■ **Input rows**

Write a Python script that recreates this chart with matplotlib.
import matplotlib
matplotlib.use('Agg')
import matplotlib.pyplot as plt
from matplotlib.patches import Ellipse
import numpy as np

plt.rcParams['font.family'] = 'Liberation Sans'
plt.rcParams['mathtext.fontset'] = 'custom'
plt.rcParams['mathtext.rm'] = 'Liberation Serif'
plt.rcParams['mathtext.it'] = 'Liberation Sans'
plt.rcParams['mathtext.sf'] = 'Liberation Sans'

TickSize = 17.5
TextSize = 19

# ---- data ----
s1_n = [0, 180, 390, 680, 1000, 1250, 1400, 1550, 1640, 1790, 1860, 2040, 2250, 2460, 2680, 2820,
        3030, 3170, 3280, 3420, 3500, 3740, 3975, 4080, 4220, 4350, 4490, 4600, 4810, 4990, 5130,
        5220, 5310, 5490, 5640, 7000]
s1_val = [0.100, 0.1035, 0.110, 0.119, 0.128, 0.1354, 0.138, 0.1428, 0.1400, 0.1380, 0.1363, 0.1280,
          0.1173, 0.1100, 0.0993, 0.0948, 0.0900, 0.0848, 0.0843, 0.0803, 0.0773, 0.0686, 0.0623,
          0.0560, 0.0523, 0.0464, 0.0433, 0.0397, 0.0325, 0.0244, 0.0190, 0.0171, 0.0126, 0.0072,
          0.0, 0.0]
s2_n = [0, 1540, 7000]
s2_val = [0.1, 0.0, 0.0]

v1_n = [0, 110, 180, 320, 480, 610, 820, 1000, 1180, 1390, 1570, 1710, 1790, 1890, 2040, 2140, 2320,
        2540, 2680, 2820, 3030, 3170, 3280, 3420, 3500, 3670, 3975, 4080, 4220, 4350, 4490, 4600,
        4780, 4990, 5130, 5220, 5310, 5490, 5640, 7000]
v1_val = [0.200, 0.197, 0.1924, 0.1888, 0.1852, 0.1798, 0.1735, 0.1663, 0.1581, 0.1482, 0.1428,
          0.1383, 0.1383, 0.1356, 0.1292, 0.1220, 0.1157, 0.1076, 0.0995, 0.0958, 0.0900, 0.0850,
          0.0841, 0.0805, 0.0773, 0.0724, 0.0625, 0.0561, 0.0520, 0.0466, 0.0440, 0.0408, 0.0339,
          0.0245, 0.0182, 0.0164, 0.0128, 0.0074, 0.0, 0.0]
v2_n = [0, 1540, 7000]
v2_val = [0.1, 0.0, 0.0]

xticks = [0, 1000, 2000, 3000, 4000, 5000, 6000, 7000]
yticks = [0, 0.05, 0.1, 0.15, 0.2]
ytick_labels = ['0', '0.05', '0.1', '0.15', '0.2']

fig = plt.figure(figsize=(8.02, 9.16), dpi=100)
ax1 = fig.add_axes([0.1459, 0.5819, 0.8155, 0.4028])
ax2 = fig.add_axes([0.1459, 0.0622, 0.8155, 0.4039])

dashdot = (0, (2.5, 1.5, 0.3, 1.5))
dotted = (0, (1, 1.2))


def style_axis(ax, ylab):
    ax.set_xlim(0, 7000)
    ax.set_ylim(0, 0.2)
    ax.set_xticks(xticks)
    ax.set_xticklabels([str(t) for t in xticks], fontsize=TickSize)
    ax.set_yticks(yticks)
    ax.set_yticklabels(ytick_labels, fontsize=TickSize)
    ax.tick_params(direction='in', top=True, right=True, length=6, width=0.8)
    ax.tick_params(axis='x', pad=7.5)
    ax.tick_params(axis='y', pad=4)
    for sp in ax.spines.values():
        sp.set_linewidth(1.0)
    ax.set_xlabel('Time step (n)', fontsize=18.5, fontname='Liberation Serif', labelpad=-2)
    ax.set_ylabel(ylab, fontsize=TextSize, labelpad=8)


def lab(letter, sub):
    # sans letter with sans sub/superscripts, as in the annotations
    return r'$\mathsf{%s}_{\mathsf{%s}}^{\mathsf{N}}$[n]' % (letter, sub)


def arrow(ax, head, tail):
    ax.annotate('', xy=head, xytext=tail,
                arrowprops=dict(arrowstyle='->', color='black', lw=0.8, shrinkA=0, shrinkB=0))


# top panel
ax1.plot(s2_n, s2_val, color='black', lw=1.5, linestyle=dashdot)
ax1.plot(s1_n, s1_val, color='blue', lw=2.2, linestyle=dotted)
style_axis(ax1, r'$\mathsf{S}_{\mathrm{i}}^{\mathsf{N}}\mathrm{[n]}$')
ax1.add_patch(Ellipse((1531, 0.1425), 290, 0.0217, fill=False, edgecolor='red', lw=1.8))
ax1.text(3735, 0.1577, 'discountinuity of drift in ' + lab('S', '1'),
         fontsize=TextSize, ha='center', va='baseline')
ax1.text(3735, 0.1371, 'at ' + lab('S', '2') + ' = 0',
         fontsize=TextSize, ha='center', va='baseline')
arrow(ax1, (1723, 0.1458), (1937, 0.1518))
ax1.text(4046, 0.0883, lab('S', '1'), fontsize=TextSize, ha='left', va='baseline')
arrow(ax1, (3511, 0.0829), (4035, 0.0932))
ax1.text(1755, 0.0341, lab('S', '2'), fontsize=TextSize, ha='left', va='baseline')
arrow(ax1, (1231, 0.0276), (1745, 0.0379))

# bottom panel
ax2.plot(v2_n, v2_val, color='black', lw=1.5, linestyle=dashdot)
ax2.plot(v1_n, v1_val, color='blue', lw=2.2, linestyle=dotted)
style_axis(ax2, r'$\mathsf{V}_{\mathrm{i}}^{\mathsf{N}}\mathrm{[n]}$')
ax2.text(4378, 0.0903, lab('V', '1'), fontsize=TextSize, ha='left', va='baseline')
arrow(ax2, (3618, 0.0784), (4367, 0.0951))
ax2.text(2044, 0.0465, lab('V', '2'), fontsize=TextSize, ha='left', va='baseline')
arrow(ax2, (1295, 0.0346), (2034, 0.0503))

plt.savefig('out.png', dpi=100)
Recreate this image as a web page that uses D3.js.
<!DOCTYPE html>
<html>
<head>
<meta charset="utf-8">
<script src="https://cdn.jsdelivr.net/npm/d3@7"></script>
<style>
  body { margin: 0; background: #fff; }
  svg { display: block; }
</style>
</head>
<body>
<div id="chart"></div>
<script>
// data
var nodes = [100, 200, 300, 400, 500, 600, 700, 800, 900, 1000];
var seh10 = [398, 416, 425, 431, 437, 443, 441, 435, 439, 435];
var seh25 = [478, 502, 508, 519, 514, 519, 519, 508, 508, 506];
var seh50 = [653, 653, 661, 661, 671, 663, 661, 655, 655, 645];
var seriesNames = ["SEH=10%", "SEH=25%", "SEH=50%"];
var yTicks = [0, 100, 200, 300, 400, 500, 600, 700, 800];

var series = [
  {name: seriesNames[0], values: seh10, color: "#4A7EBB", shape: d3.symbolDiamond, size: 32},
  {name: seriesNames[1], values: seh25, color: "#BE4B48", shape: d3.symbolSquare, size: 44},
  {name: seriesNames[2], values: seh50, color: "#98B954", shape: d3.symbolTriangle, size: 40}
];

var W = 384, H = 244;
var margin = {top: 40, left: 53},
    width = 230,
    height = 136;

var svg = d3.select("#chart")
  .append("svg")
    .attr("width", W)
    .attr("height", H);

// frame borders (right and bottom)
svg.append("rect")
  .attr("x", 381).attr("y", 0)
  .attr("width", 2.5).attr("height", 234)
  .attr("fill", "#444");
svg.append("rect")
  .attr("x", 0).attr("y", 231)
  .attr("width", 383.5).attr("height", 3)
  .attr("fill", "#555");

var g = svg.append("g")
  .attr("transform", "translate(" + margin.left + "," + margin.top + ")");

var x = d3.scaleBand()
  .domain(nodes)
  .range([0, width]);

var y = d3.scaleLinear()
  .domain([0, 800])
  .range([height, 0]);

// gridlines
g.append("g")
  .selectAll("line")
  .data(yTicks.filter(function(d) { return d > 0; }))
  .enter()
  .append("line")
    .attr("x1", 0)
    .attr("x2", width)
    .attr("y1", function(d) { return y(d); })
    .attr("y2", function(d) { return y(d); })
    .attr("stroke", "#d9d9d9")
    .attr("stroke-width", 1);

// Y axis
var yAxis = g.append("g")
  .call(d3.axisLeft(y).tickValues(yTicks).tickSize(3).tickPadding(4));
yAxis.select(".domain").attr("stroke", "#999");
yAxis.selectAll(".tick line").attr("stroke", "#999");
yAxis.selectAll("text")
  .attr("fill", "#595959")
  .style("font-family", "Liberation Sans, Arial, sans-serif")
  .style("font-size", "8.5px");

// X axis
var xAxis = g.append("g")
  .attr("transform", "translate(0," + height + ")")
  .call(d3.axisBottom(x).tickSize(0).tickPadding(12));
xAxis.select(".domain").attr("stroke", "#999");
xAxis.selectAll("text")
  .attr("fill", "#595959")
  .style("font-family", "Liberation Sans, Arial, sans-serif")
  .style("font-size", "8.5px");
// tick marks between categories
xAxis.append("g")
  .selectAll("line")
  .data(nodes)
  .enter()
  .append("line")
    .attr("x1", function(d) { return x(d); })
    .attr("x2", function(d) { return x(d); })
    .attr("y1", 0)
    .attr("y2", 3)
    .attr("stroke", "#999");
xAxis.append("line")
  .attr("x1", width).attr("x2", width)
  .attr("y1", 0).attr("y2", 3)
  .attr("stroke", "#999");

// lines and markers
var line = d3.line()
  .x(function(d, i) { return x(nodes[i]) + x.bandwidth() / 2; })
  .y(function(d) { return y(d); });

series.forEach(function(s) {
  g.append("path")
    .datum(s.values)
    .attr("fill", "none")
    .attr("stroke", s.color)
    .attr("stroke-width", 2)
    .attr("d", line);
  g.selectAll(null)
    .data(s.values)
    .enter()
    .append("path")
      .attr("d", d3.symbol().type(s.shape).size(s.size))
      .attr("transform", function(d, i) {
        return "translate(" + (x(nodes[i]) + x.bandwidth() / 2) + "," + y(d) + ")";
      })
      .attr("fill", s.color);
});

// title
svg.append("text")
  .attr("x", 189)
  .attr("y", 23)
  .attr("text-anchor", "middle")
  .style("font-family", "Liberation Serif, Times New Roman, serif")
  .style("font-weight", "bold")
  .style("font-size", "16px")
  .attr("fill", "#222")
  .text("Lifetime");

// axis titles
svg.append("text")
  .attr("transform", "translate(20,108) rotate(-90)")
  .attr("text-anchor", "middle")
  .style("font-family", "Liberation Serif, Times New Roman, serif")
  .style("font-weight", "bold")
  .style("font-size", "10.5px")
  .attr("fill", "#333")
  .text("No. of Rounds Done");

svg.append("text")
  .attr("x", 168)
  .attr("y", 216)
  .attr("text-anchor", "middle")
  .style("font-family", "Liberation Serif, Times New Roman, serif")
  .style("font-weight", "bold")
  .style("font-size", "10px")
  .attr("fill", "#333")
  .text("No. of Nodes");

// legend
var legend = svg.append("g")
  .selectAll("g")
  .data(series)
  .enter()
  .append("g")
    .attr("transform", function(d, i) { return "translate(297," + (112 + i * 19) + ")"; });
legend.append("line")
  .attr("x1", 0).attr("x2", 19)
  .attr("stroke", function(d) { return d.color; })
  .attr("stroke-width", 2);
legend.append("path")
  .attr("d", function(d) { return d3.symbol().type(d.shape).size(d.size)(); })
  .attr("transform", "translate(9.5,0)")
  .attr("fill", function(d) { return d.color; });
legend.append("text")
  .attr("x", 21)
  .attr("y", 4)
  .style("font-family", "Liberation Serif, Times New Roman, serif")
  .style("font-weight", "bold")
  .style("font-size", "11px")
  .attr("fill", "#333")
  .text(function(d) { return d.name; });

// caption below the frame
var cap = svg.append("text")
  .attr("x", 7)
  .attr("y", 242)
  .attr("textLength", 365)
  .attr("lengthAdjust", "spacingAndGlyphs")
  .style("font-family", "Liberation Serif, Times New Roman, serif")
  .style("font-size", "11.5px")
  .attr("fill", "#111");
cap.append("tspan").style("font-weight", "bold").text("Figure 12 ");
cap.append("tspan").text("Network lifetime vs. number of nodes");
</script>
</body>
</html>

■ **Prompt**
Please copy exactly the lines from the first line of the records above through the line containing "plt.rcParams['mathtext.sf'] = 'Liberation", including both, and nothing more.

■ **Task output**
Write a Python script that recreates this chart with matplotlib.
import matplotlib
matplotlib.use('Agg')
import matplotlib.pyplot as plt
from matplotlib.patches import Ellipse
import numpy as np

plt.rcParams['font.family'] = 'Liberation Sans'
plt.rcParams['mathtext.fontset'] = 'custom'
plt.rcParams['mathtext.rm'] = 'Liberation Serif'
plt.rcParams['mathtext.it'] = 'Liberation Sans'
plt.rcParams['mathtext.sf'] = 'Liberation Sans'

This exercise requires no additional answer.